À Sumène, le président d’Arsoie opte pour une conservation officielle et encadrée par le ministère de la Culture, d’une partie de son outil de travail. En faisant le choix radical du « tout machine ancienne », il doit multiplier le nombre de machines pour augmenter son volume de marchandise et répondre à la demande. Actuellement, il est à la recherche de nouveaux métiers rectilignes automatiques afin d’accroître sa production et prospecte pour cela en Alsace. Par ailleurs, il vient d’acquérir deux métiers Reading à pull, auprès de la Maison Montagut, qu’il est allé chercher à Valence. Ce sont des métiers Reading à bas, construits au cours des années 1945-1950, transformés en 1964 pour le tricotage de pulls, avec report de maille pour la réalisation de motifs ajourés. Il a également acquis, lors de ventes aux enchères, quatre métiers bord-côtes tenant grand diamètre (du constructeur français Lebocey et du constructeur allemand Mayer) dont la fabrication n’est aujourd’hui plus assurée, et qu’il a installés dans le troisième atelier de l’entreprise, à Avèze (ZA du Coudoulous), toujours dans le Gard. L’objectif est d’élargir l’offre : la société s’oriente vers une production diversifiée et haut de gamme, avec un pôle fully fashioned (bas et pull), un autre pôle de bas et collants « mode et ville » et un troisième secteur « soierie de France » (vêtement sans couture en matière naturelle).
Conclusion
Au fil des entretiens, les acteurs du « patrimoine vivant » nous ont semblé vouloir défier le temps.

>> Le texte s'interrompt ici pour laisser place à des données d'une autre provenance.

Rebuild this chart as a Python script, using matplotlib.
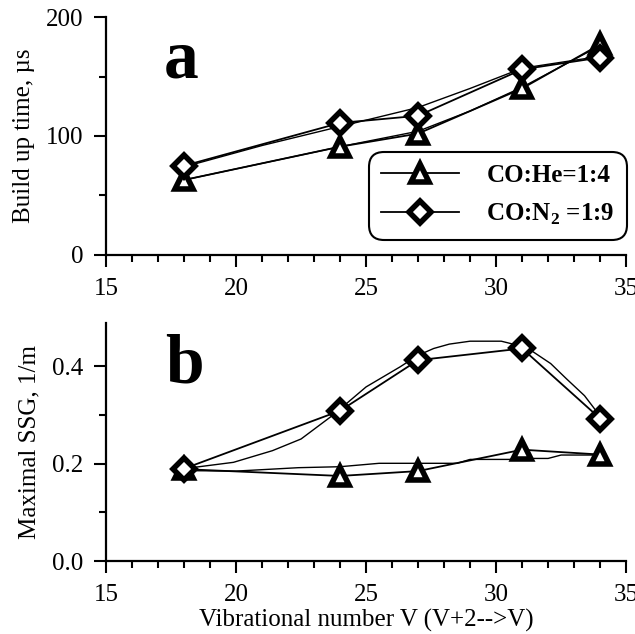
import numpy as np
import matplotlib.pyplot as plt
from matplotlib.ticker import MultipleLocator

plt.rcParams['font.family'] = ['Liberation Serif', 'DejaVu Serif']
plt.rcParams['mathtext.fontset'] = 'custom'
plt.rcParams['mathtext.rm'] = 'Liberation Serif'
plt.rcParams['mathtext.bf'] = 'Liberation Serif:bold'

# niveaux vibrationnels
v = [18, 24, 27, 31, 34]

# (a) temps d'établissement, µs
build_he = [63, 91, 102, 140, 177]
build_n2 = [75, 111, 117, 156, 166]
# courbes lissées
fit_a_x = [18, 21, 24, 27, 29, 31, 34]
fit_a_he = [63, 77, 91, 104, 121, 141, 176]
fit_a_n2 = [74, 92, 108, 124, 140, 157, 167]

# (b) gain maximal, 1/m
ssg_he = [0.189, 0.175, 0.185, 0.229, 0.219]
ssg_n2 = [0.190, 0.309, 0.413, 0.437, 0.293]
fit_b_x = [18, 19.9, 21.4, 22.5, 23.7, 25.0, 26.3, 27.0, 27.6, 28.2, 29.0, 30.2, 30.8, 31.4, 32.1, 32.7, 33.4, 34]
fit_b_n2 = [0.190, 0.203, 0.227, 0.251, 0.299, 0.358, 0.399, 0.423, 0.437, 0.446, 0.452, 0.452,
            0.444, 0.431, 0.406, 0.375, 0.340, 0.298]
fit_b_x2 = [18, 20, 22.4, 24, 25.5, 28.5, 29, 30.5, 31, 32, 32.5, 34]
fit_b_he = [0.186, 0.185, 0.192, 0.194, 0.201, 0.201, 0.209, 0.209, 0.211, 0.211, 0.218, 0.218]

labels = ['CO:He=1:4', r'CO:N$_\mathbf{2}$ =1:9']

fig = plt.figure(figsize=(6.35, 6.34), dpi=100)
ax1 = fig.add_axes([0.167, 0.598, 0.819, 0.375])
ax2 = fig.add_axes([0.167, 0.115, 0.819, 0.376])

tri = dict(color='black', lw=1.3, marker='^', markersize=12.5, markerfacecolor='white',
           markeredgecolor='black', markeredgewidth=4)
dia = dict(color='black', lw=1.3, marker='D', markersize=11, markerfacecolor='white',
           markeredgecolor='black', markeredgewidth=4)

def style(ax):
    for s in ['top', 'right']:
        ax.spines[s].set_visible(False)
    for s in ['left', 'bottom']:
        ax.spines[s].set_linewidth(1.6)
    ax.set_xlim(15, 35)
    ax.xaxis.set_major_locator(MultipleLocator(5))
    ax.xaxis.set_minor_locator(MultipleLocator(1))
    ax.tick_params(which='major', direction='out', length=8.5, width=1.5, labelsize=18, pad=8)
    ax.tick_params(which='minor', direction='out', length=5, width=1.5)

# panneau a
ax1.plot(fit_a_x, fit_a_he, color='black', lw=1.0)
ax1.plot(fit_a_x, fit_a_n2, color='black', lw=1.0)
ax1.plot(v, build_he, label=labels[0], **tri)
ax1.plot(v, build_n2, label=labels[1], **dia)
ax1.set_ylim(0, 200)
ax1.yaxis.set_major_locator(MultipleLocator(100))
ax1.yaxis.set_minor_locator(MultipleLocator(50))
style(ax1)
ax1.set_ylabel('Build up time, µs', fontsize=18, labelpad=8)
ax1.text(0.11, 0.744, 'a', transform=ax1.transAxes, fontsize=50, fontweight='bold', va='baseline')
leg = ax1.legend(loc='lower right', bbox_to_anchor=(1.002, 0.063), borderaxespad=0,
                 frameon=True, framealpha=1, fancybox=True, handlelength=3.1, labelspacing=0.6,
                 borderpad=0.5, handletextpad=1.1, prop={'weight': 'bold', 'size': 18})
leg.get_frame().set_edgecolor('black')
leg.get_frame().set_linewidth(1.5)
leg.get_frame().set_boxstyle('round', pad=0, rounding_size=0.6)

# panneau b
ax2.plot(fit_b_x, fit_b_n2, color='black', lw=1.0)
ax2.plot(fit_b_x2, fit_b_he, color='black', lw=1.0)
ax2.plot(v, ssg_he, **tri)
ax2.plot(v, ssg_n2, **dia)
ax2.set_ylim(0, 0.49)
ax2.yaxis.set_major_locator(MultipleLocator(0.2))
ax2.yaxis.set_minor_locator(MultipleLocator(0.1))
ax2.yaxis.set_major_formatter(plt.FormatStrFormatter('%.1f'))
style(ax2)
ax2.set_ylabel('Maximal SSG, 1/m', fontsize=18, labelpad=8)
ax2.set_xlabel('Vibrational number V (V+2-->V)', fontsize=18, labelpad=2)
ax2.text(0.113, 0.748, 'b', transform=ax2.transAxes, fontsize=50, fontweight='bold', va='baseline')

fig.savefig('out.png', dpi=100)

Ni plus, ni moins pourtant que d’autres entreprises. Conserver des machines patrimoniales et leur conférer un usage est toujours une manière de se projeter vers l’avenir. Pour ces machines, un avenir assez lointain, car même si le temps de l’industriel n’est bien sûr pas celui du conservateur – qui se doit de faire restaurer les machines protégées même après l’arrêt d’une activité –, quel musée des techniques peut se prévaloir d’un tel nombre de pièces détachées et d’une transmission aussi pérenne des savoir-faire qui s’y rattachent ? Pour L’Arsoie, l’ancrage territorial, l’identité régionale et la plus-value symbolique apportée par l’usage de machines anciennes contribuent, avec l’exigence de qualité, à construire l’image de marque et donc la marge des produits. Les savoir-faire transmis – avant leur dispersion – grâce au maintien ou à la reprise de sociétés bien ancrées dans leur bassin d’emploi à la veille de la désindustrialisation, garantissent aux entreprises une certaine autonomie. Dans la filière textile du haut-de-gamme et du luxe, l’innovation ne siège pas toujours dans une hypothétique machine neuve, plus productive, mais dans l’adaptation des machines anciennes au service d’une production traditionnelle et de nouveaux produits. Pour un marché de niche ? Relativement, mais déjà l’augmentation de la demande (en France comme à l’exportation) ou les projets d’investissements interrogent le modèle. Pour L’Arsoie, préserver le caractère unique des produits implique l’achat d’autres machines anciennes et de pièces détachées sur le marché de l’occasion. Assurément, la filière textile du haut-de-gamme et du luxe, à forte valeur symbolique, autorise-t-elle les initiatives de chefs d’entreprise attachés à l’identité de leur région. En effet, jamais l’injonction, si fréquente dans le monde industriel, à l’innovation technique et au renouvellement des équipements – à la différence de l’indispensable créativité du design des produits pour suivre ou créer la mode – ne vient infléchir la stratégie.